### Brief
Reproduce the listing exactly, with no pictures in your copy.

### Collected material
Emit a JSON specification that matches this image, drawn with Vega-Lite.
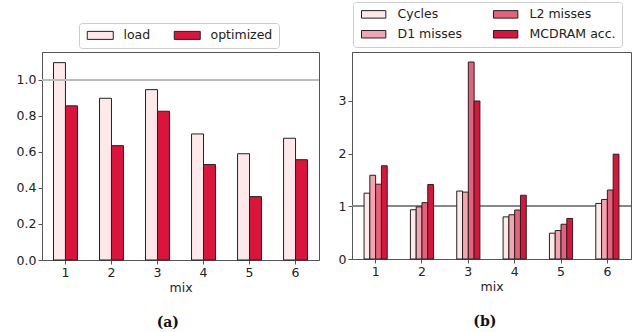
{
  "$schema": "https://vega.github.io/schema/vega-lite/v6.json",
  "padding": {"left": 15, "top": 1, "right": 5, "bottom": 0},
  "spacing": 17,
  "datasets": {
    "left": [
      {"mix": "1", "kind": "load", "value": 1.096},
      {"mix": "1", "kind": "optimized", "value": 0.856},
      {"mix": "2", "kind": "load", "value": 0.898},
      {"mix": "2", "kind": "optimized", "value": 0.635},
      {"mix": "3", "kind": "load", "value": 0.946},
      {"mix": "3", "kind": "optimized", "value": 0.826},
      {"mix": "4", "kind": "load", "value": 0.70},
      {"mix": "4", "kind": "optimized", "value": 0.53},
      {"mix": "5", "kind": "load", "value": 0.59},
      {"mix": "5", "kind": "optimized", "value": 0.352},
      {"mix": "6", "kind": "load", "value": 0.676},
      {"mix": "6", "kind": "optimized", "value": 0.557}
    ],
    "right": [
      {"mix": "1", "metric": "Cycles", "value": 1.25},
      {"mix": "1", "metric": "D1 misses", "value": 1.59},
      {"mix": "1", "metric": "L2 misses", "value": 1.42},
      {"mix": "1", "metric": "MCDRAM acc.", "value": 1.77},
      {"mix": "2", "metric": "Cycles", "value": 0.935},
      {"mix": "2", "metric": "D1 misses", "value": 0.99},
      {"mix": "2", "metric": "L2 misses", "value": 1.07},
      {"mix": "2", "metric": "MCDRAM acc.", "value": 1.415},
      {"mix": "3", "metric": "Cycles", "value": 1.29},
      {"mix": "3", "metric": "D1 misses", "value": 1.27},
      {"mix": "3", "metric": "L2 misses", "value": 3.74},
      {"mix": "3", "metric": "MCDRAM acc.", "value": 3.0},
      {"mix": "4", "metric": "Cycles", "value": 0.80},
      {"mix": "4", "metric": "D1 misses", "value": 0.84},
      {"mix": "4", "metric": "L2 misses", "value": 0.93},
      {"mix": "4", "metric": "MCDRAM acc.", "value": 1.21},
      {"mix": "5", "metric": "Cycles", "value": 0.49},
      {"mix": "5", "metric": "D1 misses", "value": 0.54},
      {"mix": "5", "metric": "L2 misses", "value": 0.66},
      {"mix": "5", "metric": "MCDRAM acc.", "value": 0.77},
      {"mix": "6", "metric": "Cycles", "value": 1.055},
      {"mix": "6", "metric": "D1 misses", "value": 1.13},
      {"mix": "6", "metric": "L2 misses", "value": 1.31},
      {"mix": "6", "metric": "MCDRAM acc.", "value": 1.99}
    ]
  },
  "resolve": {"scale": {"color": "independent", "y": "independent", "x": "independent", "xOffset": "independent"}, "legend": {"color": "independent"}, "axis": {"x": "independent", "y": "independent"}},
  "hconcat": [
    {
      "width": 277,
      "height": 208,
      "data": {"name": "left"},
      "title": {"text": "(a)", "frame": "bounds"},
      "layer": [
        {
          "mark": {"type": "bar", "stroke": "#222", "strokeWidth": 1},
          "encoding": {
            "x": {"field": "mix", "type": "ordinal", "scale": {"paddingInner": 0.48, "paddingOuter": 0.25}, "axis": {"title": "mix", "labelAngle": 0}},
            "xOffset": {"field": "kind", "type": "nominal", "scale": {"domain": ["load", "optimized"], "paddingInner": 0, "paddingOuter": 0}},
            "y": {"field": "value", "type": "quantitative", "scale": {"domain": [0, 1.155], "nice": false}, "axis": {"values": [0, 0.2, 0.4, 0.6, 0.8, 1.0], "format": ".1f", "title": null}},
            "color": {
              "field": "kind", "type": "nominal",
              "scale": {"domain": ["load", "optimized"], "range": ["#fde8ea", "#dc143c"]},
              "legend": {"title": null, "orient": "none", "legendX": 37, "legendY": -29, "direction": "horizontal", "columns": 2, "columnPadding": 21, "labelOffset": 26,
                "symbolType": "M-1,-1H5.5V1H-1Z", "symbolSize": 64, "symbolStrokeColor": "#222222", "symbolStrokeWidth": 1, "symbolOpacity": 1}
            }
          }
        },
        {"mark": {"type": "rule", "color": "#bbbbbb", "strokeWidth": 1}, "encoding": {"y": {"datum": 1}}}
      ]
    },
    {
      "width": 279,
      "height": 207,
      "data": {"name": "right"},
      "title": {"text": "(b)", "frame": "bounds"},
      "layer": [
        {"mark": {"type": "rule", "color": "#888888", "strokeWidth": 1}, "encoding": {"y": {"datum": 1}}},
        {
          "mark": {"type": "bar", "stroke": "#222", "strokeWidth": 1},
          "encoding": {
            "x": {"field": "mix", "type": "ordinal", "scale": {"paddingInner": 0.5, "paddingOuter": 0.26}, "axis": {"title": "mix", "labelAngle": 0}},
            "xOffset": {"field": "metric", "type": "nominal", "scale": {"domain": ["Cycles", "D1 misses", "L2 misses", "MCDRAM acc."], "paddingInner": 0, "paddingOuter": 0}},
            "y": {"field": "value", "type": "quantitative", "scale": {"domain": [0, 3.93], "nice": false}, "axis": {"values": [0, 1, 2, 3], "format": "d", "title": null}},
            "color": {
              "field": "metric", "type": "nominal",
              "scale": {"domain": ["Cycles", "L2 misses", "D1 misses", "MCDRAM acc."], "range": ["#fde8ea", "#e8607a", "#f4a3b1", "#dc143c"]},
              "legend": {"title": null, "orient": "none", "legendX": 1, "legendY": -50, "direction": "horizontal", "columns": 2, "columnPadding": 29, "rowPadding": 7, "labelOffset": 26,
                "symbolType": "M-1,-1H5.5V1H-1Z", "symbolSize": 56, "symbolStrokeColor": "#222222", "symbolStrokeWidth": 1, "symbolOpacity": 1}
            }
          }
        }
      ]
    }
  ],
  "config": {
    "font": "DejaVu Sans",
    "view": {"stroke": "#555555"},
    "axis": {"labelFontSize": 12.5, "titleFontSize": 12.5, "titleFontWeight": "normal", "labelColor": "#222222", "titleColor": "#222222", "domainColor": "#555555", "tickColor": "#555555", "tickSize": 4, "grid": false, "labelPadding": 2, "titlePadding": 3},
    "legend": {"labelFontSize": 12.5, "labelColor": "#222222", "padding": 6, "strokeColor": "#cccccc", "fillColor": "white", "cornerRadius": 3},
    "title": {"orient": "bottom", "font": "DejaVu Serif", "fontSize": 14, "fontWeight": "bold", "color": "#111111", "offset": 22, "anchor": "middle"}
  }
}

### Answer to the problem
Emit a JSON specification that matches this image, drawn with Vega-Lite.
{
  "$schema": "https://vega.github.io/schema/vega-lite/v6.json",
  "padding": {"left": 15, "top": 1, "right": 5, "bottom": 0},
  "spacing": 17,
  "datasets": {
    "left": [
      {"mix": "1", "kind": "load", "value": 1.096},
      {"mix": "1", "kind": "optimized", "value": 0.856},
      {"mix": "2", "kind": "load", "value": 0.898},
      {"mix": "2", "kind": "optimized", "value": 0.635},
      {"mix": "3", "kind": "load", "value": 0.946},
      {"mix": "3", "kind": "optimized", "value": 0.826},
      {"mix": "4", "kind": "load", "value": 0.70},
      {"mix": "4", "kind": "optimized", "value": 0.53},
      {"mix": "5", "kind": "load", "value": 0.59},
      {"mix": "5", "kind": "optimized", "value": 0.352},
      {"mix": "6", "kind": "load", "value": 0.676},
      {"mix": "6", "kind": "optimized", "value": 0.557}
    ],
    "right": [
      {"mix": "1", "metric": "Cycles", "value": 1.25},
      {"mix": "1", "metric": "D1 misses", "value": 1.59},
      {"mix": "1", "metric": "L2 misses", "value": 1.42},
      {"mix": "1", "metric": "MCDRAM acc.", "value": 1.77},
      {"mix": "2", "metric": "Cycles", "value": 0.935},
      {"mix": "2", "metric": "D1 misses", "value": 0.99},
      {"mix": "2", "metric": "L2 misses", "value": 1.07},
      {"mix": "2", "metric": "MCDRAM acc.", "value": 1.415},
      {"mix": "3", "metric": "Cycles", "value": 1.29},
      {"mix": "3", "metric": "D1 misses", "value": 1.27},
      {"mix": "3", "metric": "L2 misses", "value": 3.74},
      {"mix": "3", "metric": "MCDRAM acc.", "value": 3.0},
      {"mix": "4", "metric": "Cycles", "value": 0.80},
      {"mix": "4", "metric": "D1 misses", "value": 0.84},
      {"mix": "4", "metric": "L2 misses", "value": 0.93},
      {"mix": "4", "metric": "MCDRAM acc.", "value": 1.21},
      {"mix": "5", "metric": "Cycles", "value": 0.49},
      {"mix": "5", "metric": "D1 misses", "value": 0.54},
      {"mix": "5", "metric": "L2 misses", "value": 0.66},
      {"mix": "5", "metric": "MCDRAM acc.", "value": 0.77},
      {"mix": "6", "metric": "Cycles", "value": 1.055},
      {"mix": "6", "metric": "D1 misses", "value": 1.13},
      {"mix": "6", "metric": "L2 misses", "value": 1.31},
      {"mix": "6", "metric": "MCDRAM acc.", "value": 1.99}
    ]
  },
  "resolve": {"scale": {"color": "independent", "y": "independent", "x": "independent", "xOffset": "independent"}, "legend": {"color": "independent"}, "axis": {"x": "independent", "y": "independent"}},
  "hconcat": [
    {
      "width": 277,
      "height": 208,
      "data": {"name": "left"},
      "title": {"text": "(a)", "frame": "bounds"},
      "layer": [
        {
          "mark": {"type": "bar", "stroke": "#222", "strokeWidth": 1},
          "encoding": {
            "x": {"field": "mix", "type": "ordinal", "scale": {"paddingInner": 0.48, "paddingOuter": 0.25}, "axis": {"title": "mix", "labelAngle": 0}},
            "xOffset": {"field": "kind", "type": "nominal", "scale": {"domain": ["load", "optimized"], "paddingInner": 0, "paddingOuter": 0}},
            "y": {"field": "value", "type": "quantitative", "scale": {"domain": [0, 1.155], "nice": false}, "axis": {"values": [0, 0.2, 0.4, 0.6, 0.8, 1.0], "format": ".1f", "title": null}},
            "color": {
              "field": "kind", "type": "nominal",
              "scale": {"domain": ["load", "optimized"], "range": ["#fde8ea", "#dc143c"]},
              "legend": {"title": null, "orient": "none", "legendX": 37, "legendY": -29, "direction": "horizontal", "columns": 2, "columnPadding": 21, "labelOffset": 26,
                "symbolType": "M-1,-1H5.5V1H-1Z", "symbolSize": 64, "symbolStrokeColor": "#222222", "symbolStrokeWidth": 1, "symbolOpacity": 1}
            }
          }
        },
        {"mark": {"type": "rule", "color": "#bbbbbb", "strokeWidth": 1}, "encoding": {"y": {"datum": 1}}}
      ]
    },
    {
      "width": 279,
      "height": 207,
      "data": {"name": "right"},
      "title": {"text": "(b)", "frame": "bounds"},
      "layer": [
        {"mark": {"type": "rule", "color": "#888888", "strokeWidth": 1}, "encoding": {"y": {"datum": 1}}},
        {
          "mark": {"type": "bar", "stroke": "#222", "strokeWidth": 1},
          "encoding": {
            "x": {"field": "mix", "type": "ordinal", "scale": {"paddingInner": 0.5, "paddingOuter": 0.26}, "axis": {"title": "mix", "labelAngle": 0}},
            "xOffset": {"field": "metric", "type": "nominal", "scale": {"domain": ["Cycles", "D1 misses", "L2 misses", "MCDRAM acc."], "paddingInner": 0, "paddingOuter": 0}},
            "y": {"field": "value", "type": "quantitative", "scale": {"domain": [0, 3.93], "nice": false}, "axis": {"values": [0, 1, 2, 3], "format": "d", "title": null}},
            "color": {
              "field": "metric", "type": "nominal",
              "scale": {"domain": ["Cycles", "L2 misses", "D1 misses", "MCDRAM acc."], "range": ["#fde8ea", "#e8607a", "#f4a3b1", "#dc143c"]},
              "legend": {"title": null, "orient": "none", "legendX": 1, "legendY": -50, "direction": "horizontal", "columns": 2, "columnPadding": 29, "rowPadding": 7, "labelOffset": 26,
                "symbolType": "M-1,-1H5.5V1H-1Z", "symbolSize": 56, "symbolStrokeColor": "#222222", "symbolStrokeWidth": 1, "symbolOpacity": 1}
            }
          }
        }
      ]
    }
  ],
  "config": {
    "font": "DejaVu Sans",
    "view": {"stroke": "#555555"},
    "axis": {"labelFontSize": 12.5, "titleFontSize": 12.5, "titleFontWeight": "normal", "labelColor": "#222222", "titleColor": "#222222", "domainColor": "#555555", "tickColor": "#555555", "tickSize": 4, "grid": false, "labelPadding": 2, "titlePadding": 3},
    "legend": {"labelFontSize": 12.5, "labelColor": "#222222", "padding": 6, "strokeColor": "#cccccc", "fillColor": "white", "cornerRadius": 3},
    "title": {"orient": "bottom", "font": "DejaVu Serif", "fontSize": 14, "fontWeight": "bold", "color": "#111111", "offset": 22, "anchor": "middle"}
  }
}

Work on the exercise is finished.